As he approaches 74 and with three academic children who don't want to take on the property, Mr Dixon sold 95 per cent of his orchard to new and young growers.
But he hasn't given away everything just yet.
"I've got a few breeding trees (1000 trees on 13 acres left) that we use at present for propagation material," he said.
"I'll probably, in the next few years, downsize all together.
"It's been very good to me; the lychee industry.
"Hopefully in the future the Australia export directly into China grows...it's still a sunrise industry. The people we have in all departments and people that are running the industry...have done a fantastic job and honestly it is an industry a lot of people look at and go, 'oh wow, they have come a long way in the last 25 years'."
PUBLIC SERVICE MEDAL
Ken Timms
Managing the amalgamation of two shires who fought each other on the footy field and most other places was by far the biggest challenge for Ken Timms, who has been awarded a Public Service Medal for outstanding service to rural and remote Queensland communities in the 2023 Australia Day honours.
Mr Timms has had a distinguished career across many decades, being in the role of chief executive officer for 20 of the 41 years he's spent in local government in Queensland, working for Bungil, Murilla, Cloncurry, Tambo, Kilcoy, Blackall-Tambo, Murweh and now the Etheridge Shire Council.
According to the citation, he has bought a structured style of leadership to the position of CEO while also promoting opportunities for local communities to grow and broaden their horizons with his experience and knowledge across all layers of local government.
"The professionalism that emanates from his office provides confidence and assurance on a local level, resulting in positive outcomes for those who are a part of his team," it says.
"He is widely recognised by his peers as someone who has dedicated his professional life to serving regional areas, with a strong commitment to the communities where he works and lives.

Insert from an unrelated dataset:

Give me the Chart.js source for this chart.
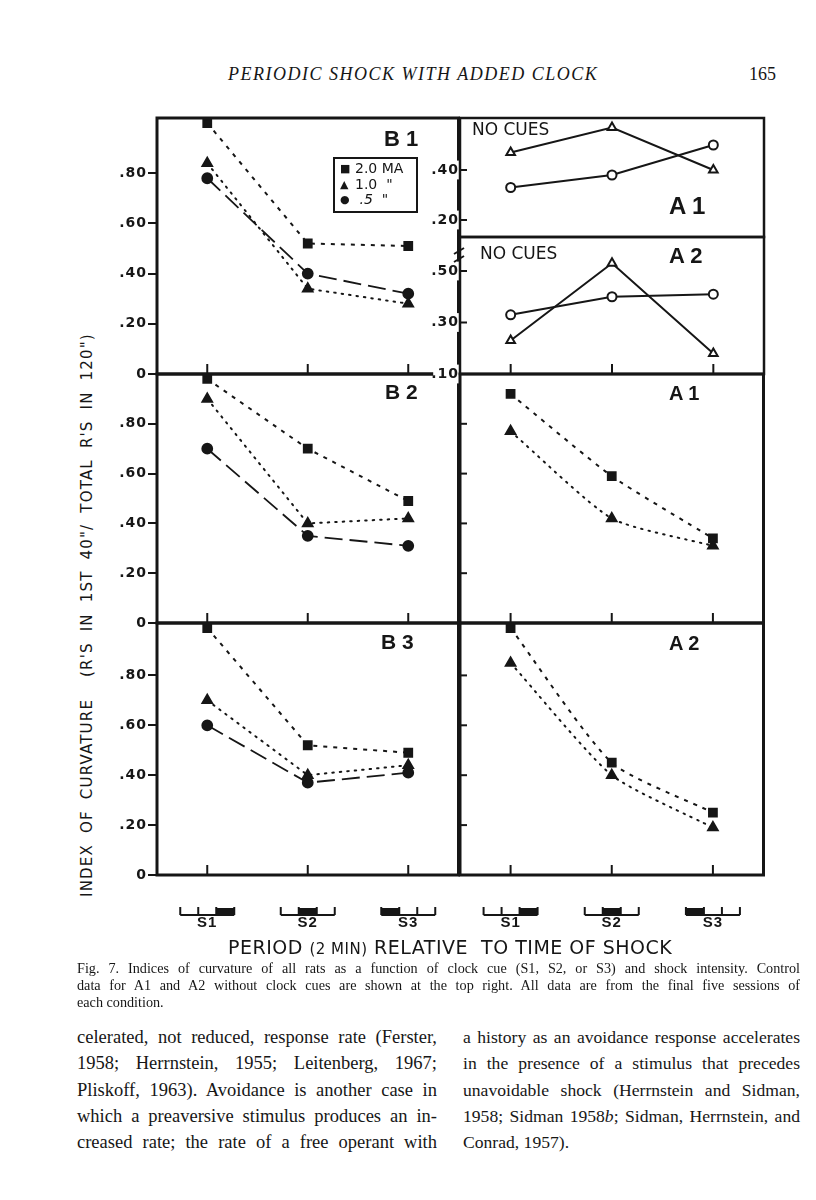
<!DOCTYPE html>
<html>
<head>
<meta charset="utf-8">
<script src="https://cdn.jsdelivr.net/npm/chart.js@4.4.1/dist/chart.umd.min.js"></script>
<style>
  body { margin: 0; width: 816px; height: 1200px; background: #fff; position: relative; overflow: hidden; color: #161616; font-family: 'Liberation Serif', serif; }
  .abs { position: absolute; white-space: nowrap; }
  .pc { position: absolute; }
  .plabel { position: absolute; font-family: 'Liberation Sans', sans-serif; font-weight: bold; line-height: 1; white-space: pre; }
  .nocue { position: absolute; font-family: 'DejaVu Sans', sans-serif; font-size: 17px; line-height: 1; }
  .jl { position: relative; text-align: justify; text-align-last: justify; white-space: nowrap; }
  .jl.last { text-align-last: left; }
  #legend { position: absolute; left: 333px; top: 157px; width: 76px; height: 50px; border: 2px solid #161616;
            font-family: 'DejaVu Sans', sans-serif; font-size: 14px; line-height: 15.5px; padding: 2px 0 0 5px; box-sizing: content-box; }
  #legend div { height: 15.5px; }
  #legend span.s { display: inline-block; width: 15px; font-size: 11px; line-height: 15.5px; vertical-align: top; }
</style>
</head>
<body>

<div class="abs" style="left:228px;top:64px;font-style:italic;font-size:18px;letter-spacing:1.5px">PERIODIC SHOCK WITH ADDED CLOCK</div>
<div class="abs" style="left:749px;top:64px;font-size:18px">165</div>

<script>
const INK = '#161616';

// data
const periods = ['S1', 'S2', 'S3'];
const leftTicks = [0, 0.2, 0.4, 0.6, 0.8];
const cueTicks = [0.2, 0.4, 0.6, 0.8];
const noCueTopTicks = [0.2, 0.4];
const noCueBottomTicks = [0.1, 0.3, 0.5];

// B1, B2, B3 : 2.0 mA (squares), 1.0 mA (triangles), .5 mA (circles)
const b1Ma20 = [1.00, 0.52, 0.51];
const b1Ma10 = [0.84, 0.34, 0.28];
const b1Ma05 = [0.78, 0.40, 0.32];
const b2Ma20 = [0.98, 0.70, 0.49];
const b2Ma10 = [0.90, 0.40, 0.42];
const b2Ma05 = [0.70, 0.35, 0.31];
const b3Ma20 = [0.99, 0.52, 0.49];
const b3Ma10 = [0.70, 0.40, 0.44];
const b3Ma05 = [0.60, 0.37, 0.41];

// A1, A2 with clock cues
const a1Ma20 = [0.92, 0.59, 0.34];
const a1Ma10 = [0.77, 0.42, 0.31];
const a2Ma20 = [0.99, 0.45, 0.25];
const a2Ma10 = [0.85, 0.40, 0.19];

// A1, A2 with no cues (open symbols)
const a1NoCueTri = [0.47, 0.57, 0.40];
const a1NoCueCirc = [0.33, 0.38, 0.50];
const a2NoCueTri = [0.23, 0.53, 0.18];
const a2NoCueCirc = [0.33, 0.40, 0.41];

function fmtTick(v) {
  if (v === 0) return '0';
  return '.' + String(Math.round(v * 100)).padStart(2, '0');
}

function sq(data, tension) {
  return { data, pointStyle: 'rect', pointRadius: 5.5, pointBackgroundColor: INK, pointBorderColor: INK,
    borderColor: INK, borderWidth: 2, borderDash: [4, 6], tension: tension || 0, clip: false };
}
function tri(data, tension) {
  return { data, pointStyle: 'triangle', pointRadius: 5.5, pointBackgroundColor: INK, pointBorderColor: INK,
    borderColor: INK, borderWidth: 2, borderDash: [1.5, 6], borderCapStyle: 'round', tension: tension || 0, clip: false };
}
function circ(data) {
  return { data, pointStyle: 'circle', pointRadius: 5, pointBackgroundColor: INK, pointBorderColor: INK,
    borderColor: INK, borderWidth: 1.8, borderDash: [18, 7], clip: false };
}
function openTri(data) {
  return { data, pointStyle: 'triangle', pointRadius: 5, pointBackgroundColor: '#fff', pointBorderColor: INK,
    pointBorderWidth: 2, borderColor: INK, borderWidth: 2, clip: false };
}
function openCirc(data) {
  return { data, pointStyle: 'circle', pointRadius: 4.5, pointBackgroundColor: '#fff', pointBorderColor: INK,
    pointBorderWidth: 2, borderColor: INK, borderWidth: 2, clip: false };
}

// frame, inward ticks, axis break and the little period diagrams under the x axis
const framePlugin = {
  id: 'frame',
  beforeDraw(chart) {
    chart.ctx.letterSpacing = '1px';   // tick labels are spaced out in the print
  },
  afterDraw(chart, args, opts) {
    const { ctx, chartArea: a, scales } = chart;
    const line = (x1, y1, x2, y2) => { ctx.beginPath(); ctx.moveTo(x1, y1); ctx.lineTo(x2, y2); ctx.stroke(); };
    ctx.save();
    ctx.strokeStyle = INK;
    ctx.fillStyle = INK;
    ctx.lineWidth = opts.lw || 3;
    ctx.strokeRect(a.left, a.top, a.right - a.left, a.bottom - a.top);
    ctx.lineWidth = 2;
    if (opts.xTicks) {
      periods.forEach((p, i) => {
        const x = scales.x.getPixelForValue(i);
        line(x, a.bottom, x, a.bottom - 10);
      });
    }
    if (opts.yIn) {
      opts.yIn.forEach(v => {
        const y = scales.y.getPixelForValue(v);
        line(a.left, y, a.left + 7, y);
      });
    }
    if (opts.brk) {
      line(a.left - 6, a.top + 17, a.left + 4, a.top + 11);
      line(a.left - 6, a.top + 25, a.left + 4, a.top + 19);
    }
    if (opts.glyph) {
      periods.forEach((p, i) => {
        const cx = scales.x.getPixelForValue(i);
        const y0 = a.bottom + 40, half = 27, seg = 18;
        line(cx - half, y0, cx + half, y0);
        for (let k = 0; k < 4; k++) line(cx - half + k * seg, y0, cx - half + k * seg, y0 - 8);
        const s = 2 - i;
        ctx.fillRect(cx - half + s * seg, y0 - 7, seg, 7);
      });
    }
    ctx.restore();
  }
};

function makePanel(p) {
  const left = p.side === 'left';
  const yw = left ? 48 : 34;
  const padT = 10, padR = 6;
  const padB = p.bottomAxis ? 0 : 10;
  const xh = p.bottomAxis ? 62 : 0;
  const [L, T, W, H] = p.rect;
  const w = W + yw + padR, h = H + padT + padB + xh;
  const div = document.createElement('div');
  div.className = 'pc';
  div.style.left = (L - yw) + 'px';
  div.style.top = (T - padT) + 'px';
  const c = document.createElement('canvas');
  c.width = w; c.height = h;
  c.style.width = w + 'px'; c.style.height = h + 'px';
  div.appendChild(c);
  document.body.appendChild(div);

  new Chart(c, {
    type: 'line',
    data: { labels: periods, datasets: p.datasets },
    options: {
      responsive: false,
      animation: false,
      layout: { padding: { top: padT, right: padR, bottom: padB, left: 0 } },
      plugins: {
        legend: { display: false },
        tooltip: { enabled: false },
        frame: p.frame
      },
      scales: {
        x: {
          type: 'category',
          offset: true,
          display: !!p.bottomAxis,
          grid: { display: false, drawTicks: false },
          border: { display: false },
          ticks: { padding: 39, color: INK, maxRotation: 0, font: { family: 'Liberation Sans', weight: 'bold', size: 15 } },
          afterFit(s) { s.height = xh; }
        },
        y: {
          min: p.min,
          max: p.max,
          position: 'left',
          afterFit(s) { s.width = yw; },
          afterBuildTicks(s) { s.ticks = p.ticks.map(v => ({ value: v })); },
          border: { display: false },
          grid: left
            ? { display: true, drawOnChartArea: false, drawTicks: true, tickLength: 9, lineWidth: 2, color: INK }
            : { display: false, drawTicks: false },
          ticks: {
            display: p.labels !== false,
            callback: fmtTick,
            color: INK,
            padding: 1,
            showLabelBackdrop: !left,
            backdropColor: '#fff',
            backdropPadding: 1,
            font: { family: 'DejaVu Sans', weight: 'bold', size: 14 }
          }
        }
      }
    },
    plugins: [framePlugin]
  });
}

// rects: [left, top, width, height] of each plotting box on the page
makePanel({ side: 'left', rect: [157, 118, 303, 256], min: 0, max: 1.02, ticks: leftTicks,
  datasets: [sq(b1Ma20), tri(b1Ma10), circ(b1Ma05)], frame: { xTicks: true } });
makePanel({ side: 'left', rect: [157, 374, 303, 249], min: 0, max: 1.0, ticks: leftTicks,
  datasets: [sq(b2Ma20), tri(b2Ma10), circ(b2Ma05)], frame: { xTicks: true } });
makePanel({ side: 'left', rect: [157, 623, 303, 252], min: 0, max: 1.01, ticks: leftTicks, bottomAxis: true,
  datasets: [sq(b3Ma20), tri(b3Ma10), circ(b3Ma05)], frame: { xTicks: true, glyph: true } });

makePanel({ side: 'right', rect: [460, 118, 305, 119], min: 0.132, max: 0.608, ticks: noCueTopTicks,
  datasets: [openTri(a1NoCueTri), openCirc(a1NoCueCirc)], frame: { lw: 2.5, yIn: noCueTopTicks } });
makePanel({ side: 'right', rect: [460, 237, 305, 137], min: 0.1, max: 0.632, ticks: noCueBottomTicks,
  datasets: [openTri(a2NoCueTri), openCirc(a2NoCueCirc)], frame: { lw: 2.5, yIn: [0.3, 0.5], xTicks: true, brk: true } });
makePanel({ side: 'right', rect: [460, 374, 305, 249], min: 0, max: 1.0, ticks: cueTicks, labels: false,
  datasets: [sq(a1Ma20, 0.2), tri(a1Ma10, 0.2)], frame: { xTicks: true, yIn: cueTicks } });
makePanel({ side: 'right', rect: [460, 623, 305, 252], min: 0, max: 1.01, ticks: cueTicks, labels: false, bottomAxis: true,
  datasets: [sq(a2Ma20, 0.2), tri(a2Ma10, 0.2)], frame: { xTicks: true, yIn: cueTicks, glyph: true } });
</script>

<!-- panel labels and legend -->
<div class="plabel" style="left:384px;top:128px;font-size:22px">B 1</div>
<div class="plabel" style="left:385px;top:381px;font-size:21px">B 2</div>
<div class="plabel" style="left:381px;top:631px;font-size:21px">B 3</div>
<div class="plabel" style="left:669px;top:194px;font-size:24px">A 1</div>
<div class="plabel" style="left:669px;top:245px;font-size:22px">A 2</div>
<div class="plabel" style="left:669px;top:383px;font-size:20px">A 1</div>
<div class="plabel" style="left:669px;top:633px;font-size:20px">A 2</div>
<div class="nocue" style="left:472px;top:121px">NO CUES</div>
<div class="nocue" style="left:480px;top:245px">NO CUES</div>

<div id="legend">
  <div><span class="s">■</span>2.0 MA</div>
  <div><span class="s">▲</span>1.0 &nbsp;"</div>
  <div><span class="s">●</span>&nbsp;<i>.5</i> &nbsp;"</div>
</div>

<!-- axis titles -->
<div class="abs" style="left:-198px;top:606px;width:570px;text-align:center;transform:rotate(-90deg);font-family:'DejaVu Sans',sans-serif;font-size:15px;letter-spacing:1.2px;word-spacing:5px;line-height:18px">INDEX OF CURVATURE &nbsp;(R'S IN 1ST 40"/ TOTAL R'S IN 120")</div>
<div class="abs" style="left:228px;top:937px;font-family:'DejaVu Sans',sans-serif;font-size:19px;line-height:20px;letter-spacing:0.5px">PERIOD <span style="font-size:15px">(2 MIN)</span> RELATIVE &nbsp;TO TIME OF SHOCK</div>

<!-- caption -->
<div style="position:absolute;left:77px;top:960px;width:723px;font-size:14.2px;line-height:17px">
  <div class="jl">Fig. 7. Indices of curvature of all rats as a function of clock cue (S1, S2, or S3) and shock intensity. Control</div>
  <div class="jl">data for A1 and A2 without clock cues are shown at the top right. All data are from the final five sessions of</div>
  <div class="jl last">each condition.</div>
</div>

<!-- body text -->
<div style="position:absolute;left:77px;top:1024px;width:360px;font-size:18.5px;line-height:26.3px">
  <div class="jl">celerated, not reduced, response rate (Ferster,</div>
  <div class="jl">1958; Herrnstein, 1955; Leitenberg, 1967;</div>
  <div class="jl">Pliskoff, 1963). Avoidance is another case in</div>
  <div class="jl">which a preaversive stimulus produces an in-</div>
  <div class="jl">creased rate; the rate of a free operant with</div>
</div>
<div style="position:absolute;left:463px;top:1024px;width:337px;font-size:17.6px;line-height:26.3px">
  <div class="jl">a history as an avoidance response accelerates</div>
  <div class="jl">in the presence of a stimulus that precedes</div>
  <div class="jl">unavoidable shock (Herrnstein and Sidman,</div>
  <div class="jl">1958; Sidman 1958<i>b</i>; Sidman, Herrnstein, and</div>
  <div class="jl last">Conrad, 1957).</div>
</div>

</body>
</html>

"Mr Timms operates under a very high set of values, which he upholds strongly and encourages others to do likewise."
He started, in his words, at the "bottom of the pile" as a cost clerk on road projects for the Bungil Shire Council, now part of the Maranoa Regional Council, and worked his way through the ranks.
"Amalgamation was definitely my biggest challenge," he said. "Wherever you went, the community didn't want it. In my case, at Blackall-Tambo, I had to bring two communities together that had fought each other for decades on the footy field and elsewhere."
Ironically, it was while he was there that he had one of his big successes, convincing the state government that the local council workforce could deliver a huge $30 million flood damage reparation project, when it was common to outsource the work.
"We proved that the council was value for money," Mr Timms said, adding that his other big challenge has been in trying to maintain financial viability for councils in regional and remote Queensland, and at the same time keep updating systems and introducing fresh ideas.
For example, in Georgetown at the moment, the region is going through a lot of growth thanks to renewable energy and mine reinvigoration, providing challenges that the council has to meet with a small workforce.
Mr Timms said that joining community groups was how he connected to community needs but when he arrived in Georgetown, the local rural fire brigade was down to one member and the need for more was obvious.
He also took on the presidency of the Australian Livestock Marketing Association for a number of years.
"It's always been about making a positive difference in the communities that you work with, and I certainly didn't do it all by myself - I've been helped greatly by my staff," he said.
He regards an important part of his job now to pass on his knowledge to up-and-coming staff.